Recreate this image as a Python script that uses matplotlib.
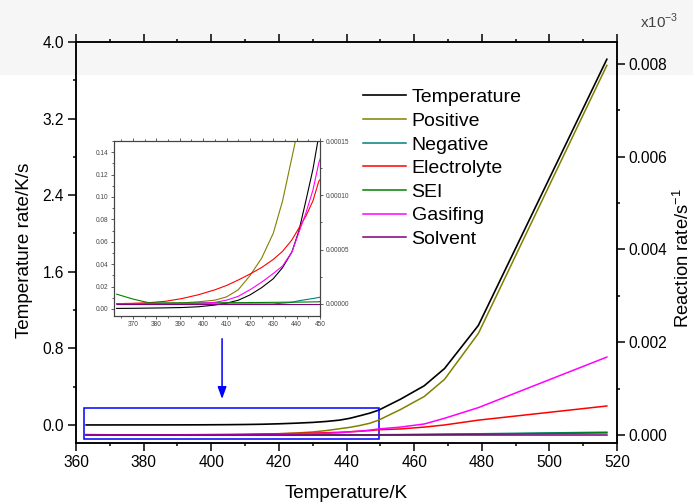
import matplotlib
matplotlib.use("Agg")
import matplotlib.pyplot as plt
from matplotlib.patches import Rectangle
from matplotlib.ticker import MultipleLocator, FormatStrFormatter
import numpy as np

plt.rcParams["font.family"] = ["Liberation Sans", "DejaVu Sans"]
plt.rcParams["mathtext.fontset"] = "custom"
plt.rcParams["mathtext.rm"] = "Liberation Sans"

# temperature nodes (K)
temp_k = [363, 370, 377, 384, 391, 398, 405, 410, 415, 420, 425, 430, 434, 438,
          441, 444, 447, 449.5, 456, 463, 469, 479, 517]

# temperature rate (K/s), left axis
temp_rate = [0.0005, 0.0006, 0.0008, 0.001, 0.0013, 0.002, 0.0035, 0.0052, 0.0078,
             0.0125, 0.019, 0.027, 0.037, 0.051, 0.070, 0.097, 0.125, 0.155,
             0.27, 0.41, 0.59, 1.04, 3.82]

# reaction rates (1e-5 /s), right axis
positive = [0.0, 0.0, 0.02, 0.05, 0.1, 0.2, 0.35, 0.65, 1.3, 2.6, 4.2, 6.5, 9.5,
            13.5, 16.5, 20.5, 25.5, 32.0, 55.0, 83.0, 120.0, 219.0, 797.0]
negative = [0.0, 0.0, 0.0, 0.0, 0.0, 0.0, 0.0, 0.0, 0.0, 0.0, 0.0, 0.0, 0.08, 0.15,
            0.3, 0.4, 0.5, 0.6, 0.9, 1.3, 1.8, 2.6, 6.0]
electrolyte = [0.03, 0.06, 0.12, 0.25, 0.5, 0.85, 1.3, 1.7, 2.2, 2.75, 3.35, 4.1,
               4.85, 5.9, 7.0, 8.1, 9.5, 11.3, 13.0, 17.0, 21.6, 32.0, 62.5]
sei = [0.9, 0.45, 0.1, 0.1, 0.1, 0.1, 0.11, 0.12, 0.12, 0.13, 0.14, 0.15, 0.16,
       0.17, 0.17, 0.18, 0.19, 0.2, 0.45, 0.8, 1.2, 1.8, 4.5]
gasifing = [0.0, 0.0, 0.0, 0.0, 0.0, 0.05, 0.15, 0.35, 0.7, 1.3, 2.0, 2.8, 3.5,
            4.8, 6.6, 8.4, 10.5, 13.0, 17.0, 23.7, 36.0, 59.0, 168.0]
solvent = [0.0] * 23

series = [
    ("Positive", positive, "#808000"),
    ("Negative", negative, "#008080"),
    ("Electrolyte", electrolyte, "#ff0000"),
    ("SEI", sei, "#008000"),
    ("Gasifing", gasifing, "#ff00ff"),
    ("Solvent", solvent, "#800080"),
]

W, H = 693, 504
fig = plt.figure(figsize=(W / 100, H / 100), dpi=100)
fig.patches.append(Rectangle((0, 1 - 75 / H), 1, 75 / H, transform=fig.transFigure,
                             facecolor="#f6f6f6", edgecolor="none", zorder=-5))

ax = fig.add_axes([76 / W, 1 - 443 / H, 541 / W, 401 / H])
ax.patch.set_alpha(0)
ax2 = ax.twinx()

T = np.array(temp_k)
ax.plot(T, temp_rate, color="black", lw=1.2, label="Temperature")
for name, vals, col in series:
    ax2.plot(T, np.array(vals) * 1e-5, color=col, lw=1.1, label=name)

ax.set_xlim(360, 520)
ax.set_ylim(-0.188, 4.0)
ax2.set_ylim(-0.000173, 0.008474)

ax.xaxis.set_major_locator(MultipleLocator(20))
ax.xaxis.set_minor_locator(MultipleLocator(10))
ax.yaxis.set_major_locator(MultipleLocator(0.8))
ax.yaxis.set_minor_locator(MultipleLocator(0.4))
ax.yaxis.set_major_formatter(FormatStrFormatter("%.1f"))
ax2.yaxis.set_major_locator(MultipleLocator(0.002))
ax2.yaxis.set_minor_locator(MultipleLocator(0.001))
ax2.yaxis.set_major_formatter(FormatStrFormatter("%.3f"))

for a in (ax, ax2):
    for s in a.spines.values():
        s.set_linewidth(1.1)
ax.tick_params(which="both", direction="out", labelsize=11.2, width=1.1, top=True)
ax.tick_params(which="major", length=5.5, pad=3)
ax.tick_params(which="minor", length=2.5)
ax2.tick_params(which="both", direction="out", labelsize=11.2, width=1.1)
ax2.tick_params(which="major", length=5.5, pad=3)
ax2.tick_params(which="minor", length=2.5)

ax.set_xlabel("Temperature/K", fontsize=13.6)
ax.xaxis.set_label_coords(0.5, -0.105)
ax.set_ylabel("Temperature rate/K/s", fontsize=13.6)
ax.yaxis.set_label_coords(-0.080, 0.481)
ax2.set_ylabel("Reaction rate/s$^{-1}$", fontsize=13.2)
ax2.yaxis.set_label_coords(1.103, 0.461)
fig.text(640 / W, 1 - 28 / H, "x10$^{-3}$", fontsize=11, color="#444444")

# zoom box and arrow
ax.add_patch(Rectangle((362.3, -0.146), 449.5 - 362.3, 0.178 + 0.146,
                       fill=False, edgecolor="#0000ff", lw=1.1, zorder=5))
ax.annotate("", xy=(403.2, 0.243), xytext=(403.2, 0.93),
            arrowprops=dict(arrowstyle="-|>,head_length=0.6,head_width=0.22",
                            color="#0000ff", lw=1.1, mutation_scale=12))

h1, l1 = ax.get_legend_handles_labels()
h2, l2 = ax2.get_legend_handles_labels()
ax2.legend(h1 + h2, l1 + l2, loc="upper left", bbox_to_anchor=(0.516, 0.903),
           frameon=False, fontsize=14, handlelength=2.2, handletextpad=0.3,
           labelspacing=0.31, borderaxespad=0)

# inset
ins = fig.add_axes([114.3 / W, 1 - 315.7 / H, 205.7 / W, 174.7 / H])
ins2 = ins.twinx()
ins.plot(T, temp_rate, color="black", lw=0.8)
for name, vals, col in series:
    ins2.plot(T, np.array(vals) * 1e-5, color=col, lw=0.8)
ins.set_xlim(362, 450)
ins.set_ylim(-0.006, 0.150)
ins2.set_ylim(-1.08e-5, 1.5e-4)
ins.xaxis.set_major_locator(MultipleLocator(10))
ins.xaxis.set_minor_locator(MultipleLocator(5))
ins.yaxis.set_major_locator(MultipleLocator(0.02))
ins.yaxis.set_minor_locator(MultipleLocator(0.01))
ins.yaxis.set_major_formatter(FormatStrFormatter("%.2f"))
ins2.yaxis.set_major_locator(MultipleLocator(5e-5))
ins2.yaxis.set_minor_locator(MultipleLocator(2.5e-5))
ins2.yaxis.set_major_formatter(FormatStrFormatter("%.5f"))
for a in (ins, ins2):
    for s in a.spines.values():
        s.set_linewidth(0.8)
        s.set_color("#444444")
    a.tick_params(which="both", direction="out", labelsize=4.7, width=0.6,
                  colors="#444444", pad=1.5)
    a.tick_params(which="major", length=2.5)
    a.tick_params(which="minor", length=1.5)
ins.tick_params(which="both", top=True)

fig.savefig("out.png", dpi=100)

» **Short task**:
Repeat the lines of the listing above verbatim, beginning at its first line and ending at the line containing "solvent = [0.0] * 23", which is included. Omit pictures.

» **Task answer**:
Recreate this image as a Python script that uses matplotlib.
import matplotlib
matplotlib.use("Agg")
import matplotlib.pyplot as plt
from matplotlib.patches import Rectangle
from matplotlib.ticker import MultipleLocator, FormatStrFormatter
import numpy as np

plt.rcParams["font.family"] = ["Liberation Sans", "DejaVu Sans"]
plt.rcParams["mathtext.fontset"] = "custom"
plt.rcParams["mathtext.rm"] = "Liberation Sans"

# temperature nodes (K)
temp_k = [363, 370, 377, 384, 391, 398, 405, 410, 415, 420, 425, 430, 434, 438,
          441, 444, 447, 449.5, 456, 463, 469, 479, 517]

# temperature rate (K/s), left axis
temp_rate = [0.0005, 0.0006, 0.0008, 0.001, 0.0013, 0.002, 0.0035, 0.0052, 0.0078,
             0.0125, 0.019, 0.027, 0.037, 0.051, 0.070, 0.097, 0.125, 0.155,
             0.27, 0.41, 0.59, 1.04, 3.82]

# reaction rates (1e-5 /s), right axis
positive = [0.0, 0.0, 0.02, 0.05, 0.1, 0.2, 0.35, 0.65, 1.3, 2.6, 4.2, 6.5, 9.5,
            13.5, 16.5, 20.5, 25.5, 32.0, 55.0, 83.0, 120.0, 219.0, 797.0]
negative = [0.0, 0.0, 0.0, 0.0, 0.0, 0.0, 0.0, 0.0, 0.0, 0.0, 0.0, 0.0, 0.08, 0.15,
            0.3, 0.4, 0.5, 0.6, 0.9, 1.3, 1.8, 2.6, 6.0]
electrolyte = [0.03, 0.06, 0.12, 0.25, 0.5, 0.85, 1.3, 1.7, 2.2, 2.75, 3.35, 4.1,
               4.85, 5.9, 7.0, 8.1, 9.5, 11.3, 13.0, 17.0, 21.6, 32.0, 62.5]
sei = [0.9, 0.45, 0.1, 0.1, 0.1, 0.1, 0.11, 0.12, 0.12, 0.13, 0.14, 0.15, 0.16,
       0.17, 0.17, 0.18, 0.19, 0.2, 0.45, 0.8, 1.2, 1.8, 4.5]
gasifing = [0.0, 0.0, 0.0, 0.0, 0.0, 0.05, 0.15, 0.35, 0.7, 1.3, 2.0, 2.8, 3.5,
            4.8, 6.6, 8.4, 10.5, 13.0, 17.0, 23.7, 36.0, 59.0, 168.0]
solvent = [0.0] * 23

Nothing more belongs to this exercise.